* TASK TO COMPLETE
Select every line containing the word "this" from the material, and copy those lines.

* GIVEN INFORMATION
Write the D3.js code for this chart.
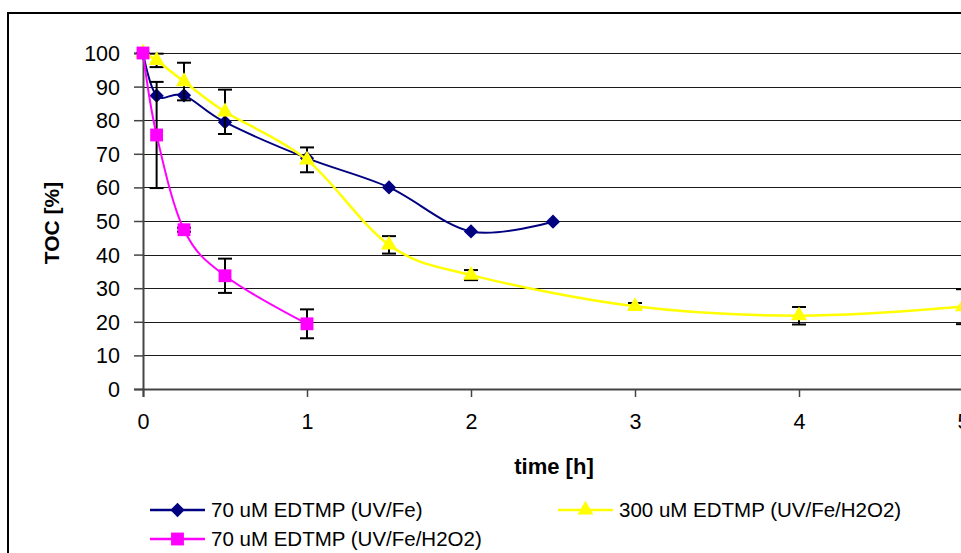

* * *

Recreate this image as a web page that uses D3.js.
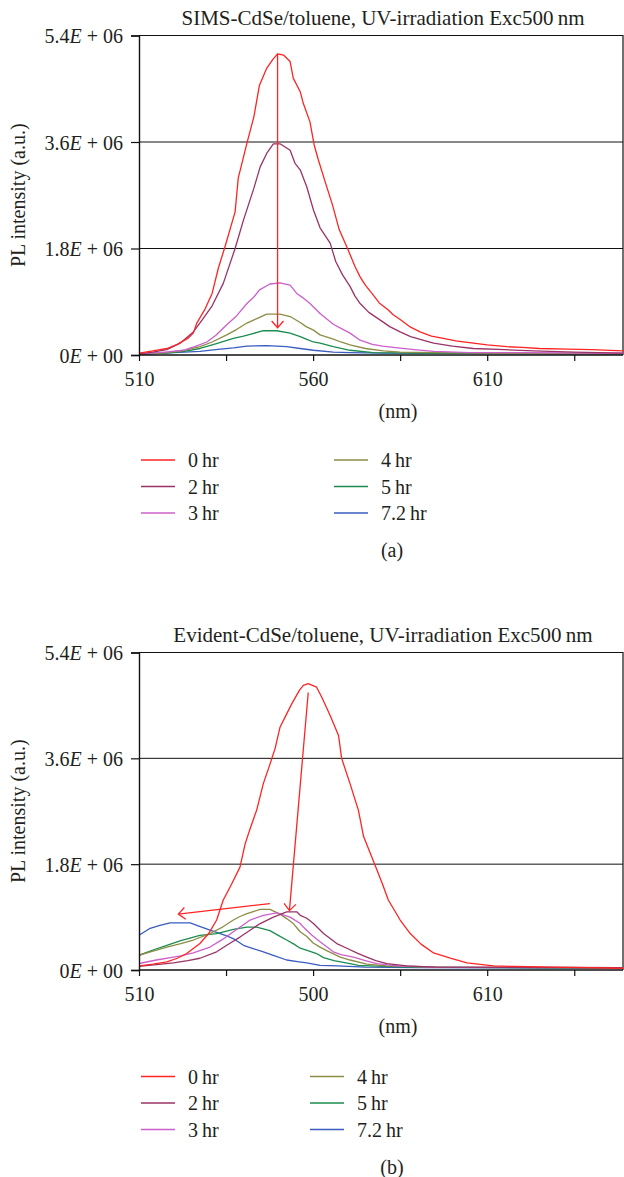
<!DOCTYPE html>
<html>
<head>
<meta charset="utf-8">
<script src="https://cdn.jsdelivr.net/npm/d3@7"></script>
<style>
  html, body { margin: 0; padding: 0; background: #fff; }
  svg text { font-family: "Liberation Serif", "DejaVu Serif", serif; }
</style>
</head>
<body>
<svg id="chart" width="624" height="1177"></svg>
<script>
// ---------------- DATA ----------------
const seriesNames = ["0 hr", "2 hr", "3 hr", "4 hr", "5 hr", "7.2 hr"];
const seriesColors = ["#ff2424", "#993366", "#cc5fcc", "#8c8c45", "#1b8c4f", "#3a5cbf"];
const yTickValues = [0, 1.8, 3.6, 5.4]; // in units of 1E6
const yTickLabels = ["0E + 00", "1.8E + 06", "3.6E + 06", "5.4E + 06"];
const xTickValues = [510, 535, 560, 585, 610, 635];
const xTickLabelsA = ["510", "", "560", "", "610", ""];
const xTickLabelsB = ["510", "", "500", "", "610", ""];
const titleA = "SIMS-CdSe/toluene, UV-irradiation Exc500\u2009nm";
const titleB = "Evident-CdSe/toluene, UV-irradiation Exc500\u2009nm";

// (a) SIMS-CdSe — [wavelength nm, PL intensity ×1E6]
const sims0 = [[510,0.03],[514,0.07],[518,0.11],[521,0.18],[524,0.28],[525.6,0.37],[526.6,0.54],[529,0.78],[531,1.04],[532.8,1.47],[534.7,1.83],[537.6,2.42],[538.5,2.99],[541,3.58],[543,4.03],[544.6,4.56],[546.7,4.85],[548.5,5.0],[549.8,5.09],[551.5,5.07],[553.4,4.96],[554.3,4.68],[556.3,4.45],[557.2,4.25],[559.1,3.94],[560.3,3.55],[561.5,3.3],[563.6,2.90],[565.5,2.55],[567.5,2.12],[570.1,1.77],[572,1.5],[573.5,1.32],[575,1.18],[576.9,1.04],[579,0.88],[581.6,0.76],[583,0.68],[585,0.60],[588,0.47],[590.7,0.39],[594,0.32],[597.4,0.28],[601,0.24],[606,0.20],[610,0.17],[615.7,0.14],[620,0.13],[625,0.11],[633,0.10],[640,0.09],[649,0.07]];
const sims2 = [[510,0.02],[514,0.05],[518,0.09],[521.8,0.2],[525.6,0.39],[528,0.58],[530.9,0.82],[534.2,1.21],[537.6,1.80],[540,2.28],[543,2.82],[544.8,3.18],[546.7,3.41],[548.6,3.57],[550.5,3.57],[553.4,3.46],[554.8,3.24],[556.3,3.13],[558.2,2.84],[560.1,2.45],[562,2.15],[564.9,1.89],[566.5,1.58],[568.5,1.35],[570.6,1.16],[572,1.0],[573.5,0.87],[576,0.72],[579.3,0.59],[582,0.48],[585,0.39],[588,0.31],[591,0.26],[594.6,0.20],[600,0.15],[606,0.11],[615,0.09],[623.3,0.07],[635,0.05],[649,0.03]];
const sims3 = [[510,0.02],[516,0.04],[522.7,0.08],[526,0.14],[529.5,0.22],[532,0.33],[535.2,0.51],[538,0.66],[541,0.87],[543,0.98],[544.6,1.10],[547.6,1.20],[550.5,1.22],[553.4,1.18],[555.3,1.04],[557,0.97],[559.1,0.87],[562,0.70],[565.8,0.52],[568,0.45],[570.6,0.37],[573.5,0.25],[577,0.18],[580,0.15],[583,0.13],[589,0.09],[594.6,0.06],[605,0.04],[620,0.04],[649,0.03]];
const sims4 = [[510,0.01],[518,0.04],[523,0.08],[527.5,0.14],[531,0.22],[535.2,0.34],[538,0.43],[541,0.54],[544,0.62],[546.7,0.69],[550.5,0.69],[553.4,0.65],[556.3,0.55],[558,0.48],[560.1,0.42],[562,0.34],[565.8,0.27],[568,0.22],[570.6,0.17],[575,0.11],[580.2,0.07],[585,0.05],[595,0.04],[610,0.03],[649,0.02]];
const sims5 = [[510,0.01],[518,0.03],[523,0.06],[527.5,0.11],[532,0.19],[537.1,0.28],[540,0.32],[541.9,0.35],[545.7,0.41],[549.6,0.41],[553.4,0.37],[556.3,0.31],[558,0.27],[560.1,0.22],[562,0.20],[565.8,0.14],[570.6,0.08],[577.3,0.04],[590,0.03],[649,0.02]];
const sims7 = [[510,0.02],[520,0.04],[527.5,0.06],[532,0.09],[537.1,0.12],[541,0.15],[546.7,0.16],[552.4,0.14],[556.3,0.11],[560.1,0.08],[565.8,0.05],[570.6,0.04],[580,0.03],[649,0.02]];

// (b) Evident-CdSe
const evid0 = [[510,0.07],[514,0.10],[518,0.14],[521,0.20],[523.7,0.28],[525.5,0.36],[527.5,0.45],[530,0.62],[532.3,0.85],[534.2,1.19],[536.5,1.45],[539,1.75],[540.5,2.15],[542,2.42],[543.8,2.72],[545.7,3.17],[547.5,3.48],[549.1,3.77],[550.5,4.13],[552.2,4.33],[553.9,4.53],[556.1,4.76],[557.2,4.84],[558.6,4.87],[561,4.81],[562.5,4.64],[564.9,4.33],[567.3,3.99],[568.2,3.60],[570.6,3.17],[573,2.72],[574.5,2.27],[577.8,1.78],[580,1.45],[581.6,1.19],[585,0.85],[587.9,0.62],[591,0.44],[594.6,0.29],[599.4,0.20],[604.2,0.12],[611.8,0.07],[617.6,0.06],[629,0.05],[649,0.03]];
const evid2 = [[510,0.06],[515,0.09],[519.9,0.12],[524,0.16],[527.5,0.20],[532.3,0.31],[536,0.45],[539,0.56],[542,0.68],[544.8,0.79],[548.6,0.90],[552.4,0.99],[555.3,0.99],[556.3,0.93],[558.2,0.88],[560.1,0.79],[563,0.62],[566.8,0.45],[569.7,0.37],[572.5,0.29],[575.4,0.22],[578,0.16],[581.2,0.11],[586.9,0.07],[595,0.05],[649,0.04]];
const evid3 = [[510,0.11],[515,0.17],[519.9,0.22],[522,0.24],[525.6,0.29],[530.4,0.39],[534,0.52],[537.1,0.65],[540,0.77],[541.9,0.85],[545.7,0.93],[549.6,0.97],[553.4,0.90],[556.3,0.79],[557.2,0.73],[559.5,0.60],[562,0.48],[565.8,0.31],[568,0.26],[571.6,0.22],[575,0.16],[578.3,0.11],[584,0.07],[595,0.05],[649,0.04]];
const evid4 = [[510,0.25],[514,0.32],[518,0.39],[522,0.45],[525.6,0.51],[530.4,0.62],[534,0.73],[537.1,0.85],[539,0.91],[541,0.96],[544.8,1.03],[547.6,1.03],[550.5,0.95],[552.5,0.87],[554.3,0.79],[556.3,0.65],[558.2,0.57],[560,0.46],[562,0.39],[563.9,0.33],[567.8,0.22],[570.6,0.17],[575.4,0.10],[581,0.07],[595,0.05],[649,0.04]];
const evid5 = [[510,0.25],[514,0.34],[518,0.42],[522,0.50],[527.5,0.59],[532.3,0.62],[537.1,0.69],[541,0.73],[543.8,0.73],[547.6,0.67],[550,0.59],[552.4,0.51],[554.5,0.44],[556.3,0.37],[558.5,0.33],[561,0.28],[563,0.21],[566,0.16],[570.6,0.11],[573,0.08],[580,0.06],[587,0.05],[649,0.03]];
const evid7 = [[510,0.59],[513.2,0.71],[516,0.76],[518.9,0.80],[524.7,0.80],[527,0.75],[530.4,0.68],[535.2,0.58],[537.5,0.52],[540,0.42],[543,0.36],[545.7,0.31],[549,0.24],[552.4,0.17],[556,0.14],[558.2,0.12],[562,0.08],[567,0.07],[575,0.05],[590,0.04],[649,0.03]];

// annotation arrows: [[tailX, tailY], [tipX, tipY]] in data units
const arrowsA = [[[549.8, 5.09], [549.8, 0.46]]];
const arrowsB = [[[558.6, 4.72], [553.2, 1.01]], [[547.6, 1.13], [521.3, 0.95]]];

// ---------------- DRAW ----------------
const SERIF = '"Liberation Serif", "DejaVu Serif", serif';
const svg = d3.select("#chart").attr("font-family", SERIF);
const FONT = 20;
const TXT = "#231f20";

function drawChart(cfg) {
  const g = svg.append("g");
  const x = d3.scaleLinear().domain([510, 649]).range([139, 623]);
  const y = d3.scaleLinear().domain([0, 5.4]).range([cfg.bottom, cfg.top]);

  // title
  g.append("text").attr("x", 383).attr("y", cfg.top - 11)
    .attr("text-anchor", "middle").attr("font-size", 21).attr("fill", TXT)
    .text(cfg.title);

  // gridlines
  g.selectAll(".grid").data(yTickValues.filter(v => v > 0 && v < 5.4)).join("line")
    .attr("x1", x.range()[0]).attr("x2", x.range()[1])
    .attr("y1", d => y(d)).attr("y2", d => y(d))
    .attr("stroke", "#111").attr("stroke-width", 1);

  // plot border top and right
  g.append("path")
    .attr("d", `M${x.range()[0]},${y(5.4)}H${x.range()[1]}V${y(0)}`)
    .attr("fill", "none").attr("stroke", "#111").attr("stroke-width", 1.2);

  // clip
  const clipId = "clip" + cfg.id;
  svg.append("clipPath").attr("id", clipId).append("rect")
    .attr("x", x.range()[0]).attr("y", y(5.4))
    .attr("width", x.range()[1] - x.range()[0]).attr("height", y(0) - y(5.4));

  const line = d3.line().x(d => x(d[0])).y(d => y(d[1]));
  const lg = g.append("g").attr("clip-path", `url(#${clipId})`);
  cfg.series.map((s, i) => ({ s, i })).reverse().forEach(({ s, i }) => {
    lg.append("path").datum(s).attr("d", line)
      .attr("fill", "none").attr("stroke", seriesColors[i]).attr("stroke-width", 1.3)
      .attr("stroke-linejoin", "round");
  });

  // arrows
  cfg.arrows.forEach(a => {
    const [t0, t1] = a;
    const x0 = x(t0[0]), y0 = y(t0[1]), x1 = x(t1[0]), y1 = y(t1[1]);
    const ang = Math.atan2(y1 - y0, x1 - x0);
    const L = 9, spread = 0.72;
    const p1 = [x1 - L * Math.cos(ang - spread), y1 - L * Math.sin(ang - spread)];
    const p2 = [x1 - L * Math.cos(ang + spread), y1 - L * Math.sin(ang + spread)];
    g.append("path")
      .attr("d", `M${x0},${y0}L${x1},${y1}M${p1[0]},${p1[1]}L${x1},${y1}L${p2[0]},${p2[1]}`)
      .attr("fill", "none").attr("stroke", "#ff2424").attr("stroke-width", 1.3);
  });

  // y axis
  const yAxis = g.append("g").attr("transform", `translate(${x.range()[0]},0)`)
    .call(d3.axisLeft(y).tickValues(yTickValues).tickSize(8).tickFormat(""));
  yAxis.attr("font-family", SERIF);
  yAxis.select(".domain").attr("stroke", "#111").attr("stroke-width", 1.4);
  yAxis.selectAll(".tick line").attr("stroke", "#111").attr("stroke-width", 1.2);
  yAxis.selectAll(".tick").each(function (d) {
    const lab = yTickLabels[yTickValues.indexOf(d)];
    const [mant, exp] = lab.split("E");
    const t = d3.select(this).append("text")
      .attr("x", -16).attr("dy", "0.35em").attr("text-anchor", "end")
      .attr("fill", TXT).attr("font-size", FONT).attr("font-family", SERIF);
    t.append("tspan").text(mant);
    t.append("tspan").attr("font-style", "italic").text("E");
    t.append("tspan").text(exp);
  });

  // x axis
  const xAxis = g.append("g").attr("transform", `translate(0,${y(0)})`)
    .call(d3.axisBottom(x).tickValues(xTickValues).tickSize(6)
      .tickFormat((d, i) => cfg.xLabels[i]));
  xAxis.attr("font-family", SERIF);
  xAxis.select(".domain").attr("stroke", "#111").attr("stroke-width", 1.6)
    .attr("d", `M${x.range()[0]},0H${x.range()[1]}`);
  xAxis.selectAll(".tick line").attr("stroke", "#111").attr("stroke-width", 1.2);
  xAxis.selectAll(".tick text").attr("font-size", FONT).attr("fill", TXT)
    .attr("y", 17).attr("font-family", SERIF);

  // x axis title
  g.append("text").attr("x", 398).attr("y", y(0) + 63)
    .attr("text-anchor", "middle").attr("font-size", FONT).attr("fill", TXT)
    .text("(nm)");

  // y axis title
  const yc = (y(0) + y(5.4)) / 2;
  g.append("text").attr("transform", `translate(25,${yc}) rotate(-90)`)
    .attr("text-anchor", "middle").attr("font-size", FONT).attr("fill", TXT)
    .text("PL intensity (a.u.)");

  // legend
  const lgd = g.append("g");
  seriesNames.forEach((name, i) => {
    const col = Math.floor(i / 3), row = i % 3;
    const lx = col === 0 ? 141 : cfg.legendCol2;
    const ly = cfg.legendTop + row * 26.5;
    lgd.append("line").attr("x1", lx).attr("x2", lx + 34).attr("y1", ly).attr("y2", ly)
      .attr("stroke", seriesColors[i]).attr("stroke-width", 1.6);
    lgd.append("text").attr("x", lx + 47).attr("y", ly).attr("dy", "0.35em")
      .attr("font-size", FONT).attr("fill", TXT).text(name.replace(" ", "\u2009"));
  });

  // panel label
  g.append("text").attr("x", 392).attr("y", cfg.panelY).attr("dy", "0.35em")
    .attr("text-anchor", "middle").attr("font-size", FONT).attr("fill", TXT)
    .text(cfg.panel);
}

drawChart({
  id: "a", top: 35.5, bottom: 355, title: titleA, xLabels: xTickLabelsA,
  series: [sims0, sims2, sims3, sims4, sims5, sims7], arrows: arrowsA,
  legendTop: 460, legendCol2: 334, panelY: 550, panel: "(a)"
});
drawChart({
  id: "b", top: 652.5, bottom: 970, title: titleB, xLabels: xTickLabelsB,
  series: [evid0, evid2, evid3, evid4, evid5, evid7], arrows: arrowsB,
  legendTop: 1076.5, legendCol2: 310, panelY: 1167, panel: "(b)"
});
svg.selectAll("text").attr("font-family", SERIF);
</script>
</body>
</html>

* RESULT OF THE EXERCISE
Write the D3.js code for this chart.
Recreate this image as a web page that uses D3.js.
    const t = d3.select(this).append("text")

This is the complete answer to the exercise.